October 3, 2019
Amazon is much more than an e-commerce behemoth. The Seattle-based company is a major distributor of third-party streaming video services and proprietary content — the former through Amazon Channels.
So when Disney partnered with Amazon to distribute its media apps via the latter’s Fire TV streaming media device, it wasn’t about to relinquish ad revenue from the apps — even if Amazon is reportedly the second-largest distributor of streaming TV apps.
Fire TV, which trails only Roku in Q2 2019 streaming media device shipments, according to Strategy Analytics, enables consumers to stream Prime Video, Netflix, Sling TV and Hulu, among others, to the television.
Amazon wants a piece of Disney’s ad revenue from its branded apps — including ABC, ESPN and Disney Channel — according to The Wall Street Journal, which cited resources familiar to the situation.
Disney is resisting the request, a move that could see its apps disappear from Fire TV. Indeed, the platform is not slated to carry Disney’s pending subscription streaming service, Disney+.
In the burgeoning over-the-top video ecosystem, media companies and tech companies are grappling with distribution issues — notably carriage revenue agreements — typically reserved for the pay-TV landscape.
Indeed, with Google and Amazon competing for the identical third-party ad revenue, neither offer its proprietary (YouTube, Prime Video) video platform on the other’s platform.
“The traditional negotiations between cable operators and media companies are the most vicious negotiations that I’ve ever been exposed to. And now you see that world colliding with these tech behemoths,” said Steve Shannon, chief executive of Tetra TV, which operates a marketplace for ads on streaming video, told The Journal.
When Amazon launched Fire TV in 2014, it didn’t seek a cut of third-party ad revenue. But five years later, Amazon takes significant revenue cuts from third-party streaming services offered on its Channels platform for Prime members.

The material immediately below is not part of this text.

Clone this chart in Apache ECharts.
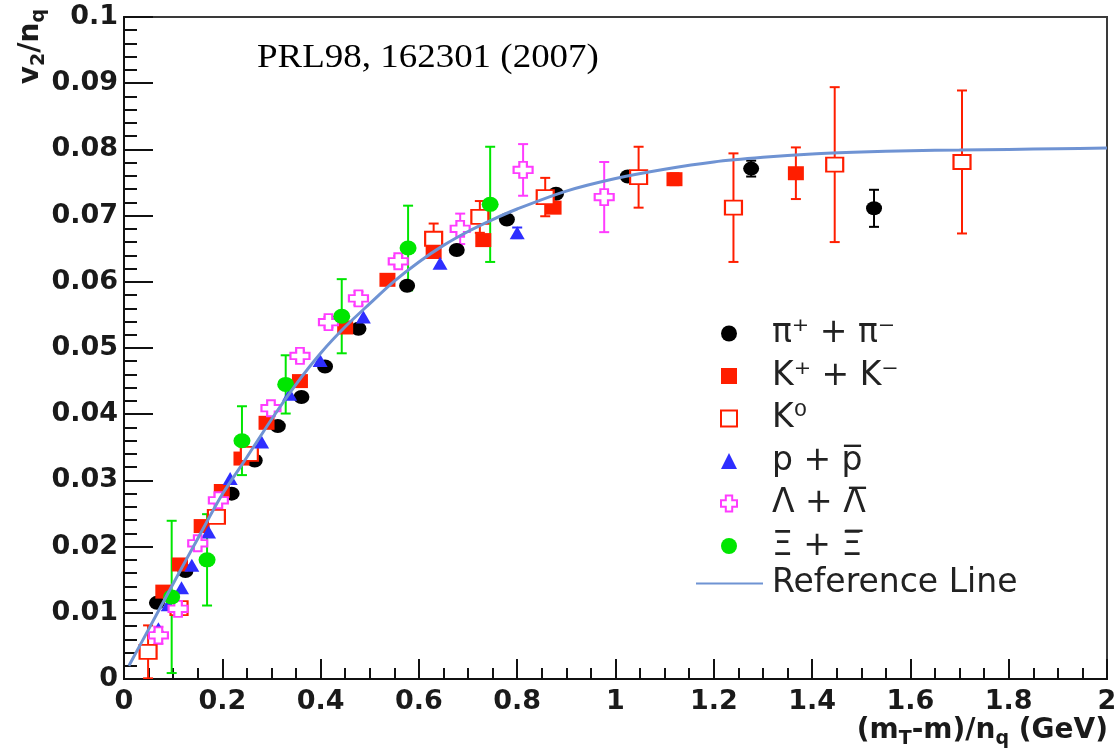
<!DOCTYPE html>
<html>
<head>
<meta charset="utf-8">
<script src="https://cdn.jsdelivr.net/npm/echarts@6.0.0/dist/echarts.min.js"></script>
<style>html,body{margin:0;padding:0;background:#fff;}#main{width:1120px;height:752px;}</style>
</head>
<body>
<div id="main"></div>
<script>
// ---- data: [x, y, error] ----
const piData = [[0.067,0.0115,0],[0.125,0.0163,0],[0.219,0.0280,0],[0.266,0.0330,0],[0.313,0.0382,0],[0.361,0.0426,0],[0.409,0.0472,0],[0.477,0.0529,0],[0.576,0.0594,0],[0.677,0.0648,0],[0.779,0.0694,0],[0.879,0.0733,0],[1.025,0.0759,0],[1.276,0.0771,0.0012],[1.526,0.0711,0.0028]];
const kData = [[0.080,0.0132,0],[0.114,0.0173,0],[0.158,0.0231,0],[0.199,0.0284,0],[0.239,0.0333,0],[0.290,0.0387,0],[0.358,0.0450,0],[0.450,0.0531,0],[0.536,0.0603,0],[0.630,0.0645,0],[0.731,0.0663,0],[0.874,0.0712,0],[1.120,0.0755,0.0009],[1.367,0.0764,0.0039]];
const k0Data = [[0.049,0.0041,0.0040],[0.112,0.0107,0],[0.188,0.0245,0],[0.255,0.0340,0],[0.630,0.0665,0.0023],[0.724,0.0698,0.0024],[0.857,0.0728,0.0029],[1.047,0.0758,0.0046],[1.240,0.0712,0.0082],[1.446,0.0777,0.0117],[1.705,0.0781,0.0108]];
const pData = [[0.070,0.0076,0],[0.090,0.0112,0],[0.117,0.0138,0],[0.138,0.0172,0],[0.172,0.0222,0],[0.216,0.0303,0],[0.280,0.0358,0],[0.337,0.0430,0],[0.399,0.0481,0],[0.487,0.0547,0],[0.643,0.0628,0],[0.800,0.0674,0.0008]];
const lamData = [[0.070,0.0066,0.0013],[0.110,0.0106,0],[0.150,0.0205,0],[0.192,0.0270,0],[0.299,0.0409,0],[0.358,0.0488,0.0008],[0.416,0.0539,0.0008],[0.477,0.0575,0.0010],[0.558,0.0631,0.0008],[0.684,0.0680,0.0023],[0.812,0.0769,0.0039],[0.977,0.0728,0.0053]];
const xiData = [[0.097,0.0124,0.0115],[0.169,0.0180,0.0069],[0.240,0.0360,0.0052],[0.329,0.0445,0.0044],[0.443,0.0548,0.0056],[0.578,0.0651,0.0064],[0.745,0.0717,0.0087]];
const refX = [0.01,0.05,0.10,0.15,0.20,0.25,0.30,0.35,0.40,0.45,0.50,0.55,0.60,0.65,0.70,0.75,0.80,0.90,1.00,1.10,1.20,1.30,1.40,1.50,1.60,1.70,1.80,1.90,2.00];
const refY = [0.0020,0.0075,0.0144,0.0212,0.0279,0.0335,0.0392,0.0445,0.0492,0.0532,0.0567,0.0601,0.0630,0.0655,0.0676,0.0694,0.0710,0.0737,0.0756,0.0770,0.0781,0.0788,0.0793,0.0796,0.0798,0.0799,0.0800,0.0801,0.0802];
const seriesNames = ['pi','K','K0','p','Lambda','Xi'];
const legendLabels = {pi:'\u03c0\u207a + \u03c0\u207b', K:'K\u207a + K\u207b', K0:'K\u2070', p:'p + p\u0305', Lambda:'\u039b + \u039b\u0305', Xi:'\u039e + \u039e\u0305'};
const refName = 'Reference Line';
const annotation = 'PRL98, 162301 (2007)';

const RED = '#ff1e00', BLUE = '#2e2eff', MAG = '#ff3cff', GREEN = '#00e600', LINEC = '#6f93d3';
const crossPath = 'path://M3,0 L7,0 L7,3 L10,3 L10,7 L7,7 L7,10 L3,10 L3,7 L0,7 L0,3 L3,3 Z';

function errSeries(name, data, color) {
  return {
    type: 'custom', name: name + '_err', data: data, z: 2, silent: true, clip: true,
    encode: {x: 0, y: 1},
    renderItem: function (params, api) {
      const e = api.value(2);
      if (!(e > 0)) return null;
      const x = api.value(0), y = api.value(1);
      const top = api.coord([x, y + e]), bot = api.coord([x, y - e]);
      const cw = 5;
      const st = {stroke: color, lineWidth: 2};
      return {type: 'group', children: [
        {type: 'line', shape: {x1: top[0], y1: top[1], x2: bot[0], y2: bot[1]}, style: st},
        {type: 'line', shape: {x1: top[0]-cw, y1: top[1], x2: top[0]+cw, y2: top[1]}, style: st},
        {type: 'line', shape: {x1: bot[0]-cw, y1: bot[1], x2: bot[0]+cw, y2: bot[1]}, style: st}
      ]};
    }
  };
}
function scat(name, data, symbol, size, itemStyle) {
  return {type: 'scatter', name: name, data: data, encode: {x: 0, y: 1}, symbol: symbol, symbolSize: size,
          itemStyle: Object.assign({opacity: 1}, itemStyle), z: 3};
}

const chart = echarts.init(document.getElementById('main'), null, {renderer: 'canvas'});
const lblFont = {fontFamily: 'DejaVu Sans', fontWeight: 'bold', color: '#1a1a1a'};
chart.setOption({
  animation: false,
  backgroundColor: '#fff',
  grid: {left: 124, right: 13, top: 17, bottom: 73, show: true, borderColor: '#3a3a3a', borderWidth: 2, backgroundColor: 'transparent'},
  xAxis: {
    type: 'value', min: 0, max: 2, interval: 0.2,
    axisLine: {lineStyle: {color: '#111', width: 2}},
    axisTick: {inside: true, length: 20, lineStyle: {color: '#111', width: 2}},
    minorTick: {show: true, splitNumber: 4, length: 11, lineStyle: {color: '#111', width: 2}},
    splitLine: {show: false},
    axisLabel: Object.assign({fontSize: 27, margin: 9, formatter: v => String(+v.toFixed(1))}, lblFont)
  },
  yAxis: {
    type: 'value', min: 0, max: 0.1, interval: 0.01,
    axisLine: {lineStyle: {color: '#111', width: 2}},
    axisTick: {inside: true, length: 29, lineStyle: {color: '#111', width: 2}},
    minorTick: {show: true, splitNumber: 5, length: 13, lineStyle: {color: '#111', width: 2}},
    splitLine: {show: false},
    axisLabel: Object.assign({fontSize: 27, margin: 6, formatter: v => String(+v.toFixed(2))}, lblFont)
  },
  legend: [{
    orient: 'vertical', left: 715, top: 312, itemWidth: 16, itemHeight: 16, itemGap: 9.5,
    selectedMode: false,
    data: [
      {name: 'pi'}, {name: 'K'},
      {name: 'K0', itemStyle: {color: '#fff', borderColor: RED, borderWidth: 2}},
      {name: 'p'},
      {name: 'Lambda', itemStyle: {color: '#fff', borderColor: MAG, borderWidth: 2}},
      {name: 'Xi'}
    ],
    formatter: n => legendLabels[n],
    textStyle: {fontFamily: 'DejaVu Sans', fontSize: 33, lineHeight: 32, color: '#222', padding: [0, 0, 0, 30]}
  }, {
    orient: 'vertical', left: 690, top: 562, itemWidth: 67, itemHeight: 4,
    selectedMode: false,
    data: [{name: refName, itemStyle: {opacity: 0}}],
    textStyle: {fontFamily: 'DejaVu Sans', fontSize: 33, lineHeight: 32, color: '#222', padding: [0, 0, 0, 4]}
  }],
  graphic: [
    {type: 'text', x: 257, y: 58, scaleX: 1.12, z: 10,
     style: {x: 0, y: 0, text: annotation, fontFamily: 'Liberation Serif', fontSize: 33, fill: '#000', align: 'left', verticalAlign: 'middle'}},
    {type: 'text', x: 1108, y: 731, z: 10,
     style: {x: 0, y: 0, text: '{a|(m}{b|T}{a|-m)/n}{b|q}{a| (GeV)}', align: 'right', verticalAlign: 'middle',
       rich: {a: {fontFamily: 'DejaVu Sans', fontWeight: 'bold', fontSize: 28, fill: '#1a1a1a'},
              b: {fontFamily: 'DejaVu Sans', fontWeight: 'bold', fontSize: 19, fill: '#1a1a1a', padding: [16, 0, 0, 0]}}}},
    {type: 'text', x: 31, y: 9, rotation: Math.PI / 2, z: 10,
     style: {x: 0, y: 0, text: '{a|v}{b|2}{a|/n}{b|q}', align: 'right', verticalAlign: 'middle',
       rich: {a: {fontFamily: 'DejaVu Sans', fontWeight: 'bold', fontSize: 28, fill: '#1a1a1a'},
              b: {fontFamily: 'DejaVu Sans', fontWeight: 'bold', fontSize: 19, fill: '#1a1a1a', padding: [16, 0, 0, 0]}}}}
  ],
  series: [
    errSeries('pi', piData, '#000'),
    errSeries('K', kData, RED),
    errSeries('K0', k0Data, RED),
    errSeries('p', pData, BLUE),
    errSeries('Lambda', lamData, MAG),
    errSeries('Xi', xiData, GREEN),
    scat('pi', piData, 'circle', [16, 14], {color: '#000'}),
    scat('K', kData, 'rect', [16, 14], {color: RED}),
    scat('K0', k0Data, 'rect', [17, 14], {color: '#fff', borderColor: RED, borderWidth: 2}),
    scat('p', pData, 'triangle', [15, 13], {color: BLUE}),
    scat('Lambda', lamData, crossPath, [19, 16], {color: '#fff', borderColor: MAG, borderWidth: 2}),
    scat('Xi', xiData, 'circle', [17, 15], {color: GREEN}),
    {type: 'line', name: refName, data: refX.map((x, i) => [x, refY[i]]), smooth: 0.3, showSymbol: false, symbol: 'none',
     lineStyle: {color: LINEC, width: 3}, itemStyle: {color: LINEC}, z: 5, silent: true}
  ]
});
</script>
</body>
</html>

The strategy is now being emulated on Fire TV, with the platform reportedly seeking upwards of 40% of third-party app ad-revenue. Disney apparently is willing to offer 10%, according to WSJ.
Meanwhile, Roku reportedly demands as much as 30% of revenue from third-parties operating on its platform. Disney-owned Hulu pays Roku about 15%.
Until the dispute is resolved, Disney+ will be available via Apple TV, iPad, iPhone, Android devices, Chromecast, Sony PS4, Xbox One and Roku.